_Short problem_.
The lines from the top of the material through the line with "35.5, 36.5, 37.5];" are to be set down exactly. Leave the pictures out.

_Collected material_.
+ + + + +
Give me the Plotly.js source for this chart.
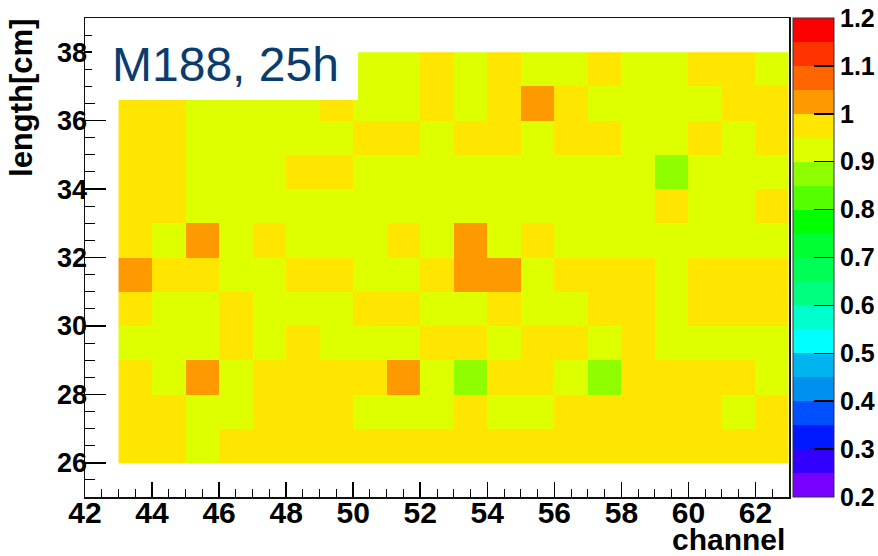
<!DOCTYPE html>
<html>
<head>
<meta charset="utf-8">
<script src="https://cdn.plot.ly/plotly-3.0.1.min.js"></script>
<style>
  html, body { margin: 0; padding: 0; background: #fff; }
  #chart { width: 878px; height: 556px; }
</style>
</head>
<body>
<div id="chart"></div>
<script>
// Bin centres of the 2D histogram
const channels = [43.5, 44.5, 45.5, 46.5, 47.5, 48.5, 49.5, 50.5, 51.5, 52.5,
                  53.5, 54.5, 55.5, 56.5, 57.5, 58.5, 59.5, 60.5, 61.5, 62.5];
const lengths = [26.5, 27.5, 28.5, 29.5, 30.5, 31.5, 32.5, 33.5, 34.5, 35.5, 36.5, 37.5];

// Relative response per channel, one array per length bin (26 cm .. 37 cm)
const len26 = [0.97, 0.98, 0.93, 0.97, 0.98, 0.97, 0.98, 0.97, 0.97, 0.98, 0.97, 0.98, 0.97, 0.97, 0.98, 0.97, 0.98, 0.97, 0.97, 0.98];
const len27 = [0.97, 0.96, 0.93, 0.92, 0.97, 0.98, 0.97, 0.93, 0.94, 0.93, 0.97, 0.93, 0.94, 0.97, 0.98, 0.97, 0.97, 0.98, 0.93, 0.97];
const len28 = [0.97, 0.93, 1.02, 0.93, 0.98, 0.97, 0.97, 0.98, 1.03, 0.93, 0.88, 0.97, 0.96, 0.93, 0.88, 0.97, 0.98, 0.97, 0.97, 0.93];
const len29 = [0.93, 0.94, 0.93, 0.97, 0.93, 0.97, 0.92, 0.93, 0.94, 0.97, 0.97, 0.93, 0.97, 0.96, 0.93, 0.97, 0.93, 0.94, 0.93, 0.93];
const len30 = [0.97, 0.93, 0.93, 0.97, 0.94, 0.93, 0.93, 0.97, 0.96, 0.93, 0.93, 0.97, 0.93, 0.94, 0.97, 0.97, 0.93, 0.98, 0.97, 0.97];
const len31 = [1.03, 0.97, 0.97, 0.93, 0.93, 0.97, 0.96, 0.93, 0.94, 0.97, 1.03, 1.02, 0.93, 0.97, 0.97, 0.98, 0.93, 0.97, 0.97, 0.98];
const len32 = [0.97, 0.93, 1.02, 0.93, 0.97, 0.93, 0.94, 0.93, 0.97, 0.93, 1.02, 0.93, 0.97, 0.93, 0.93, 0.94, 0.93, 0.93, 0.92, 0.93];
const len33 = [0.97, 0.98, 0.93, 0.93, 0.94, 0.93, 0.92, 0.93, 0.93, 0.94, 0.93, 0.93, 0.92, 0.93, 0.94, 0.93, 0.97, 0.93, 0.93, 0.97];
const len34 = [0.97, 0.97, 0.93, 0.94, 0.93, 0.97, 0.96, 0.93, 0.93, 0.92, 0.93, 0.94, 0.93, 0.93, 0.92, 0.93, 0.88, 0.93, 0.94, 0.93];
const len35 = [0.98, 0.97, 0.93, 0.93, 0.94, 0.93, 0.93, 0.97, 0.97, 0.93, 0.97, 0.96, 0.93, 0.97, 0.97, 0.93, 0.94, 0.97, 0.93, 0.97];
const len36 = [0.97, 0.97, 0.93, 0.92, 0.93, 0.94, 0.97, 0.93, 0.93, 0.97, 0.93, 0.97, 1.02, 0.97, 0.93, 0.94, 0.93, 0.93, 0.97, 0.98];
const len37 = [0.97, 0.96, 0.93, 0.93, 0.94, 0.93, 0.97, 0.93, 0.92, 0.97, 0.93, 0.97, 0.93, 0.94, 0.97, 0.93, 0.93, 0.97, 0.98, 0.93];

// Palette bands of 0.05 from 0.2 up to 1.2
const paletteColors = [
  '#7700ff', '#3300ff', '#0018ff', '#0050ff', '#0090f0',
  '#00b4f0', '#00ffff', '#00ffcc', '#00ff80', '#00ff55',
  '#00ff33', '#00ff00', '#55ff00', '#8fff00', '#ddff00',
  '#ffe600', '#ff9900', '#ff6600', '#ff3300', '#ff0000'
];
const paletteTicks = [0.2, 0.3, 0.4, 0.5, 0.6, 0.7, 0.8, 0.9, 1.0, 1.1, 1.2];
const paletteLabels = ['0.2', '0.3', '0.4', '0.5', '0.6', '0.7', '0.8', '0.9', '1', '1.1', '1.2'];

const xTickVals = [42, 44, 46, 48, 50, 52, 54, 56, 58, 60, 62];
const yTickVals = [26, 28, 30, 32, 34, 36, 38];

// Stepped colorscale: each band gets a flat colour
const colorscale = [];
paletteColors.forEach((c, i) => {
  colorscale.push([i / paletteColors.length, c]);
  colorscale.push([(i + 1) / paletteColors.length, c]);
});

const FONT = 'Liberation Sans, Arial, Helvetica, sans-serif';

const trace = {
  type: 'heatmap',
  x: channels,
  y: lengths,
  z: [len26, len27, len28, len29, len30, len31, len32, len33, len34, len35, len36, len37],
  zmin: 0.2,
  zmax: 1.2,
  zsmooth: false,
  colorscale: colorscale,
  hoverongaps: false,
  colorbar: {
    thickness: 41,
    thicknessmode: 'pixels',
    len: 1,
    lenmode: 'fraction',
    x: 1.0057,
    xanchor: 'left',
    xpad: 0,
    y: 0.5,
    yanchor: 'middle',
    ypad: 0,
    outlinewidth: 1,
    outlinecolor: '#333',
    tickmode: 'array',
    tickvals: paletteTicks,
    ticktext: paletteLabels,
    ticks: 'inside',
    ticklen: 20,
    tickwidth: 1.5,
    tickcolor: '#000',
    tickfont: { family: FONT, size: 25, color: '#000', weight: 'bold' }
  }
};

const layout = {
  width: 878,
  height: 556,
  margin: { l: 85, r: 89, t: 18, b: 59, autoexpand: false },
  paper_bgcolor: '#fff',
  plot_bgcolor: '#fff',
  showlegend: false,
  xaxis: {
    range: [42, 63],
    tickmode: 'array',
    tickvals: xTickVals,
    ticks: 'inside',
    ticklen: 15,
    tickwidth: 1.5,
    tickcolor: '#000',
    minor: { dtick: 0.5, tick0: 42, ticks: 'inside', ticklen: 8, tickwidth: 1, tickcolor: '#000' },
    showgrid: false,
    zeroline: false,
    showline: true,
    linecolor: '#111',
    linewidth: 1.5,
    mirror: true,
    ticklabelstandoff: -12,
    tickfont: { family: FONT, size: 30, color: '#000', weight: 'bold' }
  },
  yaxis: {
    range: [25, 39],
    tickmode: 'array',
    tickvals: yTickVals,
    ticks: 'inside',
    ticklen: 21,
    tickwidth: 1.5,
    tickcolor: '#000',
    minor: { dtick: 0.5, tick0: 25, ticks: 'inside', ticklen: 10, tickwidth: 1, tickcolor: '#000' },
    showgrid: false,
    zeroline: false,
    showline: true,
    linecolor: '#111',
    linewidth: 1.5,
    mirror: true,
    ticklabelstandoff: -9,
    tickfont: { family: FONT, size: 27, color: '#000', weight: 'bold' }
  },
  shapes: [
    {
      // white label box sitting over the upper-left corner of the map
      type: 'rect', layer: 'above',
      xref: 'paper', yref: 'paper',
      x0: 0.0099, x1: 0.3878, y0: 0.8288, y1: 0.973,
      fillcolor: '#fff', line: { width: 0 }
    }
  ],
  annotations: [
    {
      text: 'M188, 25h',
      xref: 'paper', yref: 'paper',
      x: 0.036, y: 0.902, xanchor: 'left', yanchor: 'middle',
      showarrow: false,
      font: { family: FONT, size: 48, color: '#0a3d6e' }
    },
    {
      text: 'length[cm]',
      xref: 'paper', yref: 'paper',
      x: -0.0895, y: 0.833, xanchor: 'center', yanchor: 'middle',
      textangle: -90,
      showarrow: false,
      font: { family: FONT, size: 31, color: '#000', weight: 'bold' }
    },
    {
      text: 'channel',
      xref: 'paper', yref: 'paper',
      x: 0.914, y: -0.088, xanchor: 'center', yanchor: 'middle',
      showarrow: false,
      font: { family: FONT, size: 30, color: '#000', weight: 'bold' }
    }
  ]
};

Plotly.newPlot('chart', [trace], layout, { staticPlot: true, displayModeBar: false });
</script>
</body>
</html>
+ + + + +
_The completed task_.
Give me the Plotly.js source for this chart.
<!DOCTYPE html>
<html>
<head>
<meta charset="utf-8">
<script src="https://cdn.plot.ly/plotly-3.0.1.min.js"></script>
<style>
  html, body { margin: 0; padding: 0; background: #fff; }
  #chart { width: 878px; height: 556px; }
</style>
</head>
<body>
<div id="chart"></div>
<script>
// Bin centres of the 2D histogram
const channels = [43.5, 44.5, 45.5, 46.5, 47.5, 48.5, 49.5, 50.5, 51.5, 52.5,
                  53.5, 54.5, 55.5, 56.5, 57.5, 58.5, 59.5, 60.5, 61.5, 62.5];
const lengths = [26.5, 27.5, 28.5, 29.5, 30.5, 31.5, 32.5, 33.5, 34.5, 35.5, 36.5, 37.5];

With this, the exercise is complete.